I'm trying to decode the content-disposition header (from curl) to get the filename using the following regular expression:
<?php
$str = 'attachment;filename="unnamed.jpg";filename*=UTF-8\'\'unnamed.jpg\'';
preg_match('/^.*?filename=(["\'])([^"\']+)\1/m', $str, $matches);
print_r($matches);
So while it matches if the filename is in single or double quotes, it fails if there are no quotes around the filename (which can happen)
$str = 'attachment;filename=unnamed.jpg;filename*=unnamed.jpg';
Right now I'm using two regular expressions (with if-else) but I just wanted to learn if it is possible to do in a single regex?

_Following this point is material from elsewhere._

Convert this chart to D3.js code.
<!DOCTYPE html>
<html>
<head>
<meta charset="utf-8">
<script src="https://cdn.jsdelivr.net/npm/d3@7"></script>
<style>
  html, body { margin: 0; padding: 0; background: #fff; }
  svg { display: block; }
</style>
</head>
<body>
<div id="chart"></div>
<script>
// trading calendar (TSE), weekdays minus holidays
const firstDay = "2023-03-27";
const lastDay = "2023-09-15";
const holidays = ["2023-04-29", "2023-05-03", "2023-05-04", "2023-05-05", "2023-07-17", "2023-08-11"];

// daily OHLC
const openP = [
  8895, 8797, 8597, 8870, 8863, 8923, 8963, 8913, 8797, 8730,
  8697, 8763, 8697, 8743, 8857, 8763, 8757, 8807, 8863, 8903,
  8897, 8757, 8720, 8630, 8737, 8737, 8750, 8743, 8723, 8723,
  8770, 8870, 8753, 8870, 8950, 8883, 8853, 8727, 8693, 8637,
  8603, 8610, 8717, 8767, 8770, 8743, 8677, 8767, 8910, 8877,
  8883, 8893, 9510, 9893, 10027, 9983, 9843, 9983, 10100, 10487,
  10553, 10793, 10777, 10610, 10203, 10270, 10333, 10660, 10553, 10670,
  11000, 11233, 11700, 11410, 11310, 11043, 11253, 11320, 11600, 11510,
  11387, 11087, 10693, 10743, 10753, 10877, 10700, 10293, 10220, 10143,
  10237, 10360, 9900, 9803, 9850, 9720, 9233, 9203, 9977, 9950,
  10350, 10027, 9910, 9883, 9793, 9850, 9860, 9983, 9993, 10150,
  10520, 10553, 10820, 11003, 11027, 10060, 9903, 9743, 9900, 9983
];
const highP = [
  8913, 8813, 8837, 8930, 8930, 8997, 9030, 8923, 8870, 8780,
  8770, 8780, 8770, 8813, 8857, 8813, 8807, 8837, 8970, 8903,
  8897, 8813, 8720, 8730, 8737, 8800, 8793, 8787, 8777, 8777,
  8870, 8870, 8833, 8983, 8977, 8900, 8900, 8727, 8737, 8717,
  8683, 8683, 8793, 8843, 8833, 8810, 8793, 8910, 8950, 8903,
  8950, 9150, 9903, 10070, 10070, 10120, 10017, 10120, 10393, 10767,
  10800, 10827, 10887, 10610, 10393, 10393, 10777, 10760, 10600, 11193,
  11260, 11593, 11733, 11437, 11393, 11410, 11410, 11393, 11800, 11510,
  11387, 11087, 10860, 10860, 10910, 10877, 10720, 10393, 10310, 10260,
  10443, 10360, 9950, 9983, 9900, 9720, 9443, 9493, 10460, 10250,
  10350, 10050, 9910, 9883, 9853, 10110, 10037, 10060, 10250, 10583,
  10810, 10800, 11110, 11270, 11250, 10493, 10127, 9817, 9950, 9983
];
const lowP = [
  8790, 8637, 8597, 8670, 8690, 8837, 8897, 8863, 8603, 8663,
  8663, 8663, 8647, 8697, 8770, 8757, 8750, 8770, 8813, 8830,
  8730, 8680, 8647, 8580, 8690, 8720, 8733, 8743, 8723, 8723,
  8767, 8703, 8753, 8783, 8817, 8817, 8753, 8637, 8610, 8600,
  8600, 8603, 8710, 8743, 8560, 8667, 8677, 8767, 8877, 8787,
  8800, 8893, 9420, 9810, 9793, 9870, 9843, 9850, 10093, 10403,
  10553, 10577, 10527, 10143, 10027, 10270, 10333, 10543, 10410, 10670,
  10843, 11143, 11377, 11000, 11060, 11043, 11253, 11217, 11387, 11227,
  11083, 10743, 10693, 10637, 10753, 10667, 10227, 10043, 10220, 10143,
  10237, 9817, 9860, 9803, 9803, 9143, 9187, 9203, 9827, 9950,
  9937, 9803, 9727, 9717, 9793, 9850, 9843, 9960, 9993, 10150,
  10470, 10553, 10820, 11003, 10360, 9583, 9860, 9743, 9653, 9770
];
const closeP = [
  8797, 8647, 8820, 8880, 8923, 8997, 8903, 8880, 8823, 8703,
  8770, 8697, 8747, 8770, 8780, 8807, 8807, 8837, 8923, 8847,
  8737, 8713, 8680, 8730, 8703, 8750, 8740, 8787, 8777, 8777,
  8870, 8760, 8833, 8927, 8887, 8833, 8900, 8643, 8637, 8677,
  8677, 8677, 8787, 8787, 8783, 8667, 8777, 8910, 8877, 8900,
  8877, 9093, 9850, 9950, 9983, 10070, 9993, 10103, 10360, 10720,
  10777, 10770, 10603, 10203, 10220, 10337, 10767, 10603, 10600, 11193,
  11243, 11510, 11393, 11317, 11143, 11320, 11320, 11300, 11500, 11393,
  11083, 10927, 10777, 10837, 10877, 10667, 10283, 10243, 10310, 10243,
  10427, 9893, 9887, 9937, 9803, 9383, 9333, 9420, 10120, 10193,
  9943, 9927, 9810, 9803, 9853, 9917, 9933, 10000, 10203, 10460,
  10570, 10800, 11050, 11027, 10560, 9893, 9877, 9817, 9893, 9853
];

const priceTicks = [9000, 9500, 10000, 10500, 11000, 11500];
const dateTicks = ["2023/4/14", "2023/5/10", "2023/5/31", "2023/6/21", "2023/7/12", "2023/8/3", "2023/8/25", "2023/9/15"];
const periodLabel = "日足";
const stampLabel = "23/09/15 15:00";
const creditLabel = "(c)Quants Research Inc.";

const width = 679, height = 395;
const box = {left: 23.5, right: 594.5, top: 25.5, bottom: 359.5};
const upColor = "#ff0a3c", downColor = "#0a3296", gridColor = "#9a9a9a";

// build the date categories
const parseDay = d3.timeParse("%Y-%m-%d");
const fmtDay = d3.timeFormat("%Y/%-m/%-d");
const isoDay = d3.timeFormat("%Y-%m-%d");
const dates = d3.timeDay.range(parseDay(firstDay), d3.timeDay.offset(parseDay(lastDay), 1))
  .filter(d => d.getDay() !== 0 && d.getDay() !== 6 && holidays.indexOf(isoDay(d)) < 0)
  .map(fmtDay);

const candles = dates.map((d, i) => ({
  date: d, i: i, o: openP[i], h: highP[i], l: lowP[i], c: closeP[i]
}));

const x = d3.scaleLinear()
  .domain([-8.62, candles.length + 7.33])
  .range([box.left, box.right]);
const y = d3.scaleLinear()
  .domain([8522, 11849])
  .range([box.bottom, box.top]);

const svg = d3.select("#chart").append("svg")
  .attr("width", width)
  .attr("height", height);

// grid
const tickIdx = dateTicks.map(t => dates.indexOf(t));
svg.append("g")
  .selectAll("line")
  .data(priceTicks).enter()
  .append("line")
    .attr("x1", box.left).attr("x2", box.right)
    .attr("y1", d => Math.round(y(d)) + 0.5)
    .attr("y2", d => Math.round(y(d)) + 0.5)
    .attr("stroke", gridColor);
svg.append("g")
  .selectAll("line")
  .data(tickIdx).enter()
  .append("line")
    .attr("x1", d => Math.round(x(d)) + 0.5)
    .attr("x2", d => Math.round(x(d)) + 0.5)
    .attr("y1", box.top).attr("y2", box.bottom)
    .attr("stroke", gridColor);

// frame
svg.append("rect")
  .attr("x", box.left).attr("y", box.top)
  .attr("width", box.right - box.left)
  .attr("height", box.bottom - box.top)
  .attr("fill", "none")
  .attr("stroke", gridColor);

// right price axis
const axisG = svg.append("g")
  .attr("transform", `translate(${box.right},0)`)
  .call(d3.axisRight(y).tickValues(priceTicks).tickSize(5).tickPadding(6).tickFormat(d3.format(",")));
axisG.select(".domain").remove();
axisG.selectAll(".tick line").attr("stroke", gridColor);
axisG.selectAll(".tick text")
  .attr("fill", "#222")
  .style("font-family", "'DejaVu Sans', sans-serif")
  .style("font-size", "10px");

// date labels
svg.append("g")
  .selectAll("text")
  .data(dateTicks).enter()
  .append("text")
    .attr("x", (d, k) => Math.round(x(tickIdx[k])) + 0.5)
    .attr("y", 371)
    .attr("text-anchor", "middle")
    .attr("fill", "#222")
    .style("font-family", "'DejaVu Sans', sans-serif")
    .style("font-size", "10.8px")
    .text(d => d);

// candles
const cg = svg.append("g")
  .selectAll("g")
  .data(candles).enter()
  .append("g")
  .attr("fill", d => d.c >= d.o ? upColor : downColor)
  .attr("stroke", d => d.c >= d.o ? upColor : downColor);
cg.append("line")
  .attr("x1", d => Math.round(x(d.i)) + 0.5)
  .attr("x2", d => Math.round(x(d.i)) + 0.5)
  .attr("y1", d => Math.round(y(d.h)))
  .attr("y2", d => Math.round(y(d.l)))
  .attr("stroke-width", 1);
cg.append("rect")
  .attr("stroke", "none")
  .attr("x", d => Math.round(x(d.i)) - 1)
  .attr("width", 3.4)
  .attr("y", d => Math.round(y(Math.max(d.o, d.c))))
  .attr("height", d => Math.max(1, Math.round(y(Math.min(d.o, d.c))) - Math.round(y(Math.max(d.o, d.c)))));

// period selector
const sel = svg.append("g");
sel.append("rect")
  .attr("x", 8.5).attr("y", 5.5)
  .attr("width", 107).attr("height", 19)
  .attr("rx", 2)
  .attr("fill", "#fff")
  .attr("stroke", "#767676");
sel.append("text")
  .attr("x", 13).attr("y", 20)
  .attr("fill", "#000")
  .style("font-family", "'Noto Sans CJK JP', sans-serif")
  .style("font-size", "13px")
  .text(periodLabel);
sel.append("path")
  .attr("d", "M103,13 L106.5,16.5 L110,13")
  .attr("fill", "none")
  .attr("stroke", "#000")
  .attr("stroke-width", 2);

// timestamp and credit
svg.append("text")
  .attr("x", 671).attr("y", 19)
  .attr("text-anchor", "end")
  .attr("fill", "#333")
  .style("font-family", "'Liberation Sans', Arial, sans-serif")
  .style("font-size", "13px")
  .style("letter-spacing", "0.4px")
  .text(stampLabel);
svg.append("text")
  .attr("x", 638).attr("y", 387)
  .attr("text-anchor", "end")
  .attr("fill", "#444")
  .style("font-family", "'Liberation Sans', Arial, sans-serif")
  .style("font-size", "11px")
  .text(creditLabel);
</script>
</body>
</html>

Just for my own learning to master regex.
I will use the branch reset feature (?|...|...|...)
that gives a more readable pattern and avoids to create a capture group for the quotes. In a branch-reset group, each capture groups have the same numbers for each alternative:
if ( preg_match('~filename=(?|"([^"]*)"|\'([^\']*)\'|([^;]*))~', $str, $match) )
echo $match[1], PHP_EOL;
Whatever the alternative that succeeds, the capture is always in group 1.

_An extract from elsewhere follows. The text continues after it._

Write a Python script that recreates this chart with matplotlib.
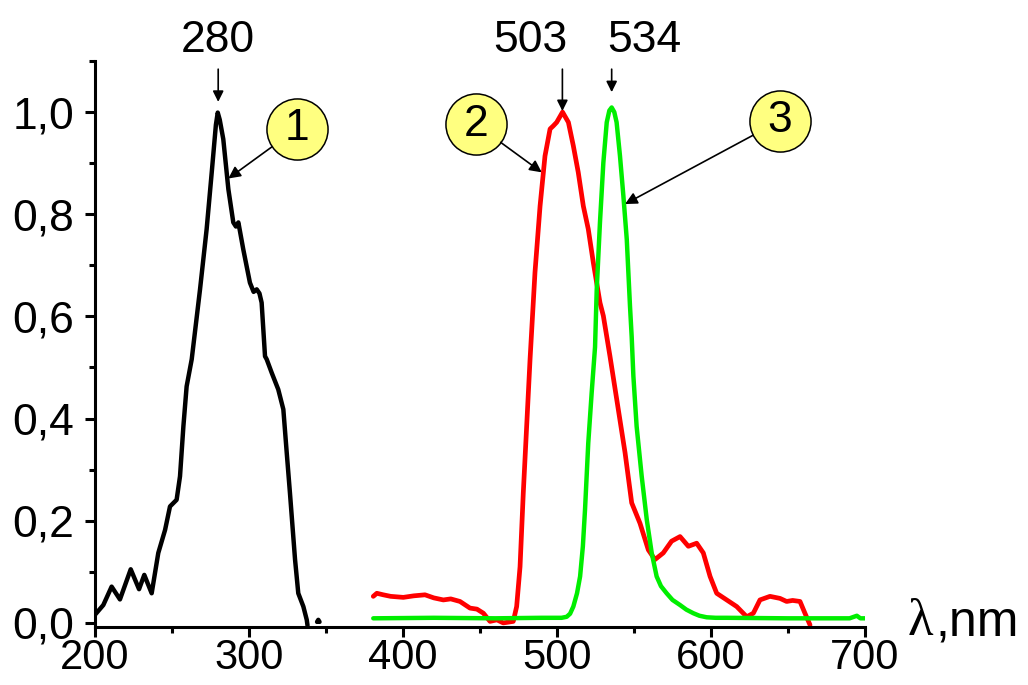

One approach is to use an alternation in a single regex to match either a single/double quoted filename, or a filename which is completely unquoted. Note that one side effect of this approach is that we introduce more capture groups into the regex. So we need a bit of extra logic to handle this.
<?php
$str = 'attachment;filename=unnamed.jpg;filename*=UTF-8\'\'unnamed.jpg\'';
$result = preg_match('/^.*?filename=(?:(?:(["\'])([^"\']+)\1)|([^"\';]+))/m',
$str, $matches);
print_r($matches);
$index = count($matches) == 3 ? 2 : 3;
if ($result) {
echo $matches[$index];
}
else {
echo "filename not found";
}
?>
You could make your capturing group optional (["\'])?
and \1?
like: and add a semicolon or end of the string to the end of the regex in a non capturing group which checks if there is a ;
or the end of the line (?:;|$)
^.*?filename=(["\'])?([^"\']+)\1?(?:;|$)
$str = 'attachment;filename=unnamed.jpg;filename*=UTF-8\'\'unnamed.jpg\'';
preg_match('/^.*?filename=(["\'])?([^"\']+)\1?(?:;|$)/m', $str, $matches);
print_r($matches);
You can also use \K
to reset the starting point of the reported match and then match until you encounter a double quote or a semicolon [^";]+
. This will only return the filename.
foreach ($strings as $string) {
preg_match('/^.*?filename="?\K[^";]+/m', $string, $matches);
print_r($matches);
}
Just to put my two cents in - you could use a conditional regex:
filename=(['"])?(?(1)(.+?)\1|([^;]+))
filename= # match filename=
(['"])? # capture " or ' into group 1, optional
(?(1) # if group 1 was set ...
(.+?)\1 # ... then match up to \1
| # else
([^;]+) # not a semicolon
)
Afterwards, you need to check if group 2 or 3 was present.
Alternatively, go for @Casimir's answer using the (often overlooked) branch reset.